(Exercise instructions) Transcribe the listing verbatim. Do not carry over any pictures.
******
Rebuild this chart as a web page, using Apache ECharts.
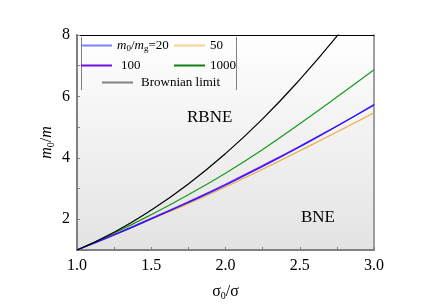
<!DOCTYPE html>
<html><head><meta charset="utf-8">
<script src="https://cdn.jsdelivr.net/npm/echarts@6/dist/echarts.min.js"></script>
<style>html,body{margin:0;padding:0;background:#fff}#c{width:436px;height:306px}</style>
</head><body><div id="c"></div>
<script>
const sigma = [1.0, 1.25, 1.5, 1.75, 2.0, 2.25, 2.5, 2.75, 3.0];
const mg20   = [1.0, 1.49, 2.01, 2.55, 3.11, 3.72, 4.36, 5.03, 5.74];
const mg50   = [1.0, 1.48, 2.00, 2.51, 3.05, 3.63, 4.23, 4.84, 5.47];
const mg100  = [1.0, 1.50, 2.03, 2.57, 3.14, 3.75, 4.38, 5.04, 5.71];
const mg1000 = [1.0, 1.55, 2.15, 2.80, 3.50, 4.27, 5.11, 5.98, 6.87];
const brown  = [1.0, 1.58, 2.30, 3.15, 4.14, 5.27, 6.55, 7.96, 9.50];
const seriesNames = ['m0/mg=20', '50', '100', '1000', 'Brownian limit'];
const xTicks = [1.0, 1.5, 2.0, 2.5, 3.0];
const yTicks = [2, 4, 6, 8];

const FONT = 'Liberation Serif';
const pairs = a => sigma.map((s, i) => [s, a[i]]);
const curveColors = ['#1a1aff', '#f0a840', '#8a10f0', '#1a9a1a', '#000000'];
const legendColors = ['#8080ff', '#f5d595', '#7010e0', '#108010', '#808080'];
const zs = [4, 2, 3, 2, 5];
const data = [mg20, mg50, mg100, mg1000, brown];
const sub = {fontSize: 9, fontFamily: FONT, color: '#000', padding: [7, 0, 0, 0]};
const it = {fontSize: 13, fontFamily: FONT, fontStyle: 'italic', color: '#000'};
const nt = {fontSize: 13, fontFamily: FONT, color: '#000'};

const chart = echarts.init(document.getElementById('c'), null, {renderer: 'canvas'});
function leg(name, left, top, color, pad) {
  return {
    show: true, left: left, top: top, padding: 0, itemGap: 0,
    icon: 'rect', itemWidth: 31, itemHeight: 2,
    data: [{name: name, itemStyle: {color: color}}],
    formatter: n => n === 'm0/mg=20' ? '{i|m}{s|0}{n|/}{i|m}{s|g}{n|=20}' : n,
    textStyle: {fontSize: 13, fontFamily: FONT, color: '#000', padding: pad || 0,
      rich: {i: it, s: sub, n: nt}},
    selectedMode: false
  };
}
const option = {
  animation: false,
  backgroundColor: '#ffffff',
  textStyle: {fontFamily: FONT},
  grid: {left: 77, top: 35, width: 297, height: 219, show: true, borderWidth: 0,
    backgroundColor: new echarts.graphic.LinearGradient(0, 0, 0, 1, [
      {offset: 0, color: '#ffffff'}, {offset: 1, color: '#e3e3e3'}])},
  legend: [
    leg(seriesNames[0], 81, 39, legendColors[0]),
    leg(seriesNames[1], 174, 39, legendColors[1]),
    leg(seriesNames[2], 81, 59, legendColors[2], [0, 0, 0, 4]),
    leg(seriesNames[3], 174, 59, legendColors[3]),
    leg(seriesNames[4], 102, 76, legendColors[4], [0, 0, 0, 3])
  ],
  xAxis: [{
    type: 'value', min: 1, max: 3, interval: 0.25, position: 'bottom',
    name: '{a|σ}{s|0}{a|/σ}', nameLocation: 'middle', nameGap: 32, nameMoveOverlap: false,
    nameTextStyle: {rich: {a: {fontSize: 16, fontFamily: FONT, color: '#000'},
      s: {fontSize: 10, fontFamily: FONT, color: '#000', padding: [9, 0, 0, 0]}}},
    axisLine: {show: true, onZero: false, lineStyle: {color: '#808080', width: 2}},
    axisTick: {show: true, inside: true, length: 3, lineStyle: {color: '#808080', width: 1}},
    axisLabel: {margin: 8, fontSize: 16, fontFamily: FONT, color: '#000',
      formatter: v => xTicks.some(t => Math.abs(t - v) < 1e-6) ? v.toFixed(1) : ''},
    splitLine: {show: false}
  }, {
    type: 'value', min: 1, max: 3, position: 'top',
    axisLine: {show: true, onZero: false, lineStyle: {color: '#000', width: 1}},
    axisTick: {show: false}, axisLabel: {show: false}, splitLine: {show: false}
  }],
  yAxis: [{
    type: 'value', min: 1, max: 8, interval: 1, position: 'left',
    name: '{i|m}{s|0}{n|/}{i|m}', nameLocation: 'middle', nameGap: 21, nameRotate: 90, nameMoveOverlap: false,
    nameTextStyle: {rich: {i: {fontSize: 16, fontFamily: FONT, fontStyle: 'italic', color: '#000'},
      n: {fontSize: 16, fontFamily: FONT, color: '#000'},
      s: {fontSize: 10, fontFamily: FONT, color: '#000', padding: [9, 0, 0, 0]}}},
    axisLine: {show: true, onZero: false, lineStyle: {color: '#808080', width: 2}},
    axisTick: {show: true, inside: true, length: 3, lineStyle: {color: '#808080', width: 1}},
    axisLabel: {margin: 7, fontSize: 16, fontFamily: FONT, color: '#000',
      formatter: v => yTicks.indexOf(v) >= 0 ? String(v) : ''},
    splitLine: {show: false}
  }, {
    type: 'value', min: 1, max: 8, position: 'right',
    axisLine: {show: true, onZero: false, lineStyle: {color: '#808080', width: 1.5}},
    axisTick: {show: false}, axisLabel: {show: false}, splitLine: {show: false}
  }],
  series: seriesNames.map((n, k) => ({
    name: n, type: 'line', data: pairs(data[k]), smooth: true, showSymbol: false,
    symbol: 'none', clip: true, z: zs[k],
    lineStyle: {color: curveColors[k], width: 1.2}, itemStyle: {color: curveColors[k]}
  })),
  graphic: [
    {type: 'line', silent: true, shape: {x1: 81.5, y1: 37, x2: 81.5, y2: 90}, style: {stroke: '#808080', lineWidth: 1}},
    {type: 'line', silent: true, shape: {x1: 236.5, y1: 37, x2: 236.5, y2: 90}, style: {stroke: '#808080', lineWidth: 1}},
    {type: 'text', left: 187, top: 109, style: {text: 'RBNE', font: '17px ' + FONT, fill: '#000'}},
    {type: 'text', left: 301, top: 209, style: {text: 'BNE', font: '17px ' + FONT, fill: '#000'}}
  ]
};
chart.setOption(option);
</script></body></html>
******
(Answer)
Rebuild this chart as a web page, using Apache ECharts.
<!DOCTYPE html>
<html><head><meta charset="utf-8">
<script src="https://cdn.jsdelivr.net/npm/echarts@6/dist/echarts.min.js"></script>
<style>html,body{margin:0;padding:0;background:#fff}#c{width:436px;height:306px}</style>
</head><body><div id="c"></div>
<script>
const sigma = [1.0, 1.25, 1.5, 1.75, 2.0, 2.25, 2.5, 2.75, 3.0];
const mg20   = [1.0, 1.49, 2.01, 2.55, 3.11, 3.72, 4.36, 5.03, 5.74];
const mg50   = [1.0, 1.48, 2.00, 2.51, 3.05, 3.63, 4.23, 4.84, 5.47];
const mg100  = [1.0, 1.50, 2.03, 2.57, 3.14, 3.75, 4.38, 5.04, 5.71];
const mg1000 = [1.0, 1.55, 2.15, 2.80, 3.50, 4.27, 5.11, 5.98, 6.87];
const brown  = [1.0, 1.58, 2.30, 3.15, 4.14, 5.27, 6.55, 7.96, 9.50];
const seriesNames = ['m0/mg=20', '50', '100', '1000', 'Brownian limit'];
const xTicks = [1.0, 1.5, 2.0, 2.5, 3.0];
const yTicks = [2, 4, 6, 8];

const FONT = 'Liberation Serif';
const pairs = a => sigma.map((s, i) => [s, a[i]]);
const curveColors = ['#1a1aff', '#f0a840', '#8a10f0', '#1a9a1a', '#000000'];
const legendColors = ['#8080ff', '#f5d595', '#7010e0', '#108010', '#808080'];
const zs = [4, 2, 3, 2, 5];
const data = [mg20, mg50, mg100, mg1000, brown];
const sub = {fontSize: 9, fontFamily: FONT, color: '#000', padding: [7, 0, 0, 0]};
const it = {fontSize: 13, fontFamily: FONT, fontStyle: 'italic', color: '#000'};
const nt = {fontSize: 13, fontFamily: FONT, color: '#000'};

const chart = echarts.init(document.getElementById('c'), null, {renderer: 'canvas'});
function leg(name, left, top, color, pad) {
  return {
    show: true, left: left, top: top, padding: 0, itemGap: 0,
    icon: 'rect', itemWidth: 31, itemHeight: 2,
    data: [{name: name, itemStyle: {color: color}}],
    formatter: n => n === 'm0/mg=20' ? '{i|m}{s|0}{n|/}{i|m}{s|g}{n|=20}' : n,
    textStyle: {fontSize: 13, fontFamily: FONT, color: '#000', padding: pad || 0,
      rich: {i: it, s: sub, n: nt}},
    selectedMode: false
  };
}
const option = {
  animation: false,
  backgroundColor: '#ffffff',
  textStyle: {fontFamily: FONT},
  grid: {left: 77, top: 35, width: 297, height: 219, show: true, borderWidth: 0,
    backgroundColor: new echarts.graphic.LinearGradient(0, 0, 0, 1, [
      {offset: 0, color: '#ffffff'}, {offset: 1, color: '#e3e3e3'}])},
  legend: [
    leg(seriesNames[0], 81, 39, legendColors[0]),
    leg(seriesNames[1], 174, 39, legendColors[1]),
    leg(seriesNames[2], 81, 59, legendColors[2], [0, 0, 0, 4]),
    leg(seriesNames[3], 174, 59, legendColors[3]),
    leg(seriesNames[4], 102, 76, legendColors[4], [0, 0, 0, 3])
  ],
  xAxis: [{
    type: 'value', min: 1, max: 3, interval: 0.25, position: 'bottom',
    name: '{a|σ}{s|0}{a|/σ}', nameLocation: 'middle', nameGap: 32, nameMoveOverlap: false,
    nameTextStyle: {rich: {a: {fontSize: 16, fontFamily: FONT, color: '#000'},
      s: {fontSize: 10, fontFamily: FONT, color: '#000', padding: [9, 0, 0, 0]}}},
    axisLine: {show: true, onZero: false, lineStyle: {color: '#808080', width: 2}},
    axisTick: {show: true, inside: true, length: 3, lineStyle: {color: '#808080', width: 1}},
    axisLabel: {margin: 8, fontSize: 16, fontFamily: FONT, color: '#000',
      formatter: v => xTicks.some(t => Math.abs(t - v) < 1e-6) ? v.toFixed(1) : ''},
    splitLine: {show: false}
  }, {
    type: 'value', min: 1, max: 3, position: 'top',
    axisLine: {show: true, onZero: false, lineStyle: {color: '#000', width: 1}},
    axisTick: {show: false}, axisLabel: {show: false}, splitLine: {show: false}
  }],
  yAxis: [{
    type: 'value', min: 1, max: 8, interval: 1, position: 'left',
    name: '{i|m}{s|0}{n|/}{i|m}', nameLocation: 'middle', nameGap: 21, nameRotate: 90, nameMoveOverlap: false,
    nameTextStyle: {rich: {i: {fontSize: 16, fontFamily: FONT, fontStyle: 'italic', color: '#000'},
      n: {fontSize: 16, fontFamily: FONT, color: '#000'},
      s: {fontSize: 10, fontFamily: FONT, color: '#000', padding: [9, 0, 0, 0]}}},
    axisLine: {show: true, onZero: false, lineStyle: {color: '#808080', width: 2}},
    axisTick: {show: true, inside: true, length: 3, lineStyle: {color: '#808080', width: 1}},
    axisLabel: {margin: 7, fontSize: 16, fontFamily: FONT, color: '#000',
      formatter: v => yTicks.indexOf(v) >= 0 ? String(v) : ''},
    splitLine: {show: false}
  }, {
    type: 'value', min: 1, max: 8, position: 'right',
    axisLine: {show: true, onZero: false, lineStyle: {color: '#808080', width: 1.5}},
    axisTick: {show: false}, axisLabel: {show: false}, splitLine: {show: false}
  }],
  series: seriesNames.map((n, k) => ({
    name: n, type: 'line', data: pairs(data[k]), smooth: true, showSymbol: false,
    symbol: 'none', clip: true, z: zs[k],
    lineStyle: {color: curveColors[k], width: 1.2}, itemStyle: {color: curveColors[k]}
  })),
  graphic: [
    {type: 'line', silent: true, shape: {x1: 81.5, y1: 37, x2: 81.5, y2: 90}, style: {stroke: '#808080', lineWidth: 1}},
    {type: 'line', silent: true, shape: {x1: 236.5, y1: 37, x2: 236.5, y2: 90}, style: {stroke: '#808080', lineWidth: 1}},
    {type: 'text', left: 187, top: 109, style: {text: 'RBNE', font: '17px ' + FONT, fill: '#000'}},
    {type: 'text', left: 301, top: 209, style: {text: 'BNE', font: '17px ' + FONT, fill: '#000'}}
  ]
};
chart.setOption(option);
</script></body></html>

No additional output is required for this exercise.